Waste water from sewage treatment plants may be recycled by Irish Water for drinking supply
The so-called 'effluent reuse' idea is proposed in a report which looks at how to provide safe and clean drinking water over the next 25 years
Irish Water is proposing to recycle waste water from sewage treatment plants into drinking water to prevent future shortages.
The so-called 'effluent reuse' idea is proposed in a report which looks at how to provide safe and clean drinking water over the next 25 years.
The National Water Resources Plan will look at meeting future supply needs in Ireland, considering that some urban centres are already suffering shortages, as well as the issues expected to be caused by climate change.

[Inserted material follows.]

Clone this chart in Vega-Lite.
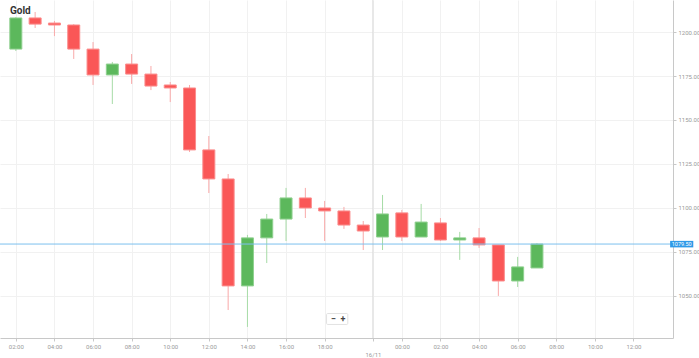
{
  "$schema": "https://vega.github.io/schema/vega-lite/v6.json",
  "width": 673,
  "height": 338,
  "autosize": "none",
  "padding": {"left": 0, "top": 0, "right": 26, "bottom": 20},
  "background": "white",
  "title": {"text": "Gold", "anchor": "start", "orient": "top", "frame": "group", "offset": -16, "dx": 10, "fontSize": 10, "fontWeight": "bold", "font": "Roboto", "color": "#333333"},
  "config": {
    "view": {"stroke": null},
    "axis": {"labelFont": "Roboto", "labelColor": "#9a9a9a", "labelFontSize": 6, "domainColor": "#c8c8c8", "tickColor": "#c8c8c8", "gridColor": "#f1f1f1", "tickSize": 3}
  },
  "datasets": {
    "candles": [
      {"t": "02:00", "i": 0, "open": 1190.3, "high": 1208.5, "low": 1189.2, "close": 1208.0},
      {"t": "03:00", "i": 1, "open": 1208.0, "high": 1211.4, "low": 1202.3, "close": 1204.5},
      {"t": "04:00", "i": 2, "open": 1205.1, "high": 1206.3, "low": 1197.7, "close": 1204.0},
      {"t": "05:00", "i": 3, "open": 1204.0, "high": 1204.5, "low": 1184.7, "close": 1190.3},
      {"t": "06:00", "i": 4, "open": 1190.3, "high": 1194.3, "low": 1169.9, "close": 1175.6},
      {"t": "07:00", "i": 5, "open": 1175.6, "high": 1183.0, "low": 1159.1, "close": 1181.8},
      {"t": "08:00", "i": 6, "open": 1181.8, "high": 1187.5, "low": 1170.5, "close": 1176.1},
      {"t": "09:00", "i": 7, "open": 1176.1, "high": 1180.7, "low": 1167.0, "close": 1169.3},
      {"t": "10:00", "i": 8, "open": 1169.9, "high": 1171.6, "low": 1160.2, "close": 1168.2},
      {"t": "11:00", "i": 9, "open": 1168.2, "high": 1169.9, "low": 1131.8, "close": 1133.0},
      {"t": "12:00", "i": 10, "open": 1133.0, "high": 1140.9, "low": 1108.5, "close": 1116.5},
      {"t": "13:00", "i": 11, "open": 1116.5, "high": 1119.3, "low": 1042.0, "close": 1055.7},
      {"t": "14:00", "i": 12, "open": 1055.7, "high": 1084.7, "low": 1032.4, "close": 1083.0},
      {"t": "15:00", "i": 13, "open": 1083.0, "high": 1096.6, "low": 1068.7, "close": 1093.7},
      {"t": "16:00", "i": 14, "open": 1093.7, "high": 1111.4, "low": 1081.2, "close": 1105.7},
      {"t": "17:00", "i": 15, "open": 1105.7, "high": 1111.4, "low": 1094.3, "close": 1100.0},
      {"t": "18:00", "i": 16, "open": 1100.0, "high": 1104.0, "low": 1081.2, "close": 1098.3},
      {"t": "19:00", "i": 17, "open": 1098.3, "high": 1100.6, "low": 1088.1, "close": 1090.3},
      {"t": "20:00", "i": 18, "open": 1090.3, "high": 1092.6, "low": 1076.1, "close": 1086.9},
      {"t": "23:00", "i": 19, "open": 1083.5, "high": 1107.4, "low": 1076.1, "close": 1096.6},
      {"t": "00:00", "i": 20, "open": 1097.2, "high": 1098.9, "low": 1081.2, "close": 1083.5},
      {"t": "01:00", "i": 21, "open": 1083.5, "high": 1102.3, "low": 1083.5, "close": 1092.0},
      {"t": "02:00", "i": 22, "open": 1091.5, "high": 1094.3, "low": 1081.2, "close": 1081.8},
      {"t": "03:00", "i": 23, "open": 1081.8, "high": 1086.4, "low": 1070.5, "close": 1083.0},
      {"t": "04:00", "i": 24, "open": 1083.0, "high": 1088.6, "low": 1077.3, "close": 1079.0},
      {"t": "05:00", "i": 25, "open": 1079.0, "high": 1079.0, "low": 1050.0, "close": 1058.5},
      {"t": "06:00", "i": 26, "open": 1058.5, "high": 1072.2, "low": 1055.1, "close": 1066.5},
      {"t": "07:00", "i": 27, "open": 1065.9, "high": 1080.1, "low": 1065.9, "close": 1079.5}
    ],
    "day": [{"i": 18.5, "label": "16/11"}],
    "last": [{"price": 1079.5, "label": "1079.50"}],
    "zoom": [{"label": "−", "i": 16.45}, {"label": "+", "i": 16.95}]
  },
  "layer": [
    {
      "data": {"name": "day"},
      "mark": {"type": "rule", "color": "#dadada", "strokeWidth": 1},
      "encoding": {
        "x": {
          "field": "i", "type": "quantitative",
          "scale": {"domain": [-0.5615, 33.79], "nice": false, "zero": false},
          "axis": {
            "orient": "bottom",
            "values": [0, 2, 4, 6, 8, 10, 12, 14, 16, 18.5, 20, 22, 24, 26, 28, 30, 32],
            "labelExpr": "datum.value == 18.5 ? ['', '16/11'] : ['02:00','03:00','04:00','05:00','06:00','07:00','08:00','09:00','10:00','11:00','12:00','13:00','14:00','15:00','16:00','17:00','18:00','19:00','20:00','23:00','00:00','01:00','02:00','03:00','04:00','05:00','06:00','07:00','08:00','09:00','10:00','11:00','12:00'][datum.value]",
            "labelPadding": 2,
            "labelLineHeight": 8,
            "labelBaseline": "top",
            "title": null,
            "grid": true,
            "labelFlush": false,
            "labelOverlap": false
          }
        }
      }
    },
    {
      "data": {"name": "candles"},
      "mark": {"type": "rule", "strokeWidth": 1},
      "encoding": {
        "x": {"field": "i", "type": "quantitative"},
        "y": {
          "field": "low", "type": "quantitative",
          "scale": {"domain": [1026.1, 1218.2], "nice": false, "zero": false},
          "axis": {
            "orient": "right",
            "values": [1050, 1075, 1100, 1125, 1150, 1175, 1200],
            "format": ".2f",
            "labelPadding": 2,
            "title": null,
            "grid": true
          }
        },
        "y2": {"field": "high"},
        "color": {"condition": {"test": "datum.close >= datum.open", "value": "#a6dba6"}, "value": "#f9a9a9"}
      }
    },
    {
      "data": {"name": "candles"},
      "mark": {"type": "bar", "size": 12, "strokeWidth": 1},
      "encoding": {
        "x": {"field": "i", "type": "quantitative"},
        "y": {"field": "open", "type": "quantitative"},
        "y2": {"field": "close"},
        "fill": {"condition": {"test": "datum.close >= datum.open", "value": "#5cb85c"}, "value": "#fa5757"},
        "stroke": {"condition": {"test": "datum.close >= datum.open", "value": "#8fd08f"}, "value": "#fb8d8d"}
      }
    },
    {
      "data": {"name": "last"},
      "mark": {"type": "rule", "color": "#7cc0ee", "strokeWidth": 1},
      "encoding": {
        "y": {"field": "price", "type": "quantitative"}
      }
    },
    {
      "data": {"name": "last"},
      "mark": {"type": "rect", "color": "#2f9ae8", "clip": false},
      "encoding": {
        "x": {"datum": 33.9},
        "x2": {"datum": 35.1},
        "y": {"datum": 1081.3},
        "y2": {"datum": 1077.6}
      }
    },
    {
      "data": {"name": "last"},
      "mark": {"type": "text", "color": "white", "fontSize": 5.5, "font": "Roboto", "align": "center", "baseline": "middle", "clip": false},
      "encoding": {
        "x": {"datum": 34.5},
        "y": {"field": "price", "type": "quantitative"},
        "text": {"field": "label"}
      }
    },
    {
      "data": {"name": "last"},
      "mark": {"type": "rect", "fill": "white", "stroke": "#e2e2e2", "strokeWidth": 1, "cornerRadius": 1},
      "encoding": {
        "x": {"datum": 16.1},
        "x2": {"datum": 17.2},
        "y": {"datum": 1040.0},
        "y2": {"datum": 1033.8}
      }
    },
    {
      "data": {"name": "zoom"},
      "mark": {"type": "text", "color": "#444444", "fontSize": 9, "fontWeight": "bold", "font": "Roboto", "align": "center", "baseline": "middle"},
      "encoding": {
        "x": {"field": "i", "type": "quantitative"},
        "y": {"datum": 1036.9},
        "text": {"field": "label"}
      }
    }
  ]
}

Recycled waste water is used in many countries around the world but it is generally for irrigation, and only deployed for drinking water during severe drought conditions.
Other proposals in the report to ensure safe and clean water for everyone include the treatment of sea water - known as desalination - the building of new reservoirs and demand management including campaigns to encourage water conservation by consumers.
Speaking to the Irish Independent, acting water resource strategy specialist with Irish Water Mary McMahon said while no decisions had been made regarding securing future supply, all options would be considered.
Regarding 'effluent reuse' she said: "It's used in some jurisdictions. It looks at resusing discharge from water treatment plants and putting it back through the process again.
"Whether it is possible here will be addressed," she added. "Whether that would be considered an option would be part of what the plan looks at. It will be looked at on its merits and demerits."
Irish Water supplies 80pc of the population with drinking water, supplying 1.7 billion litres of water every day.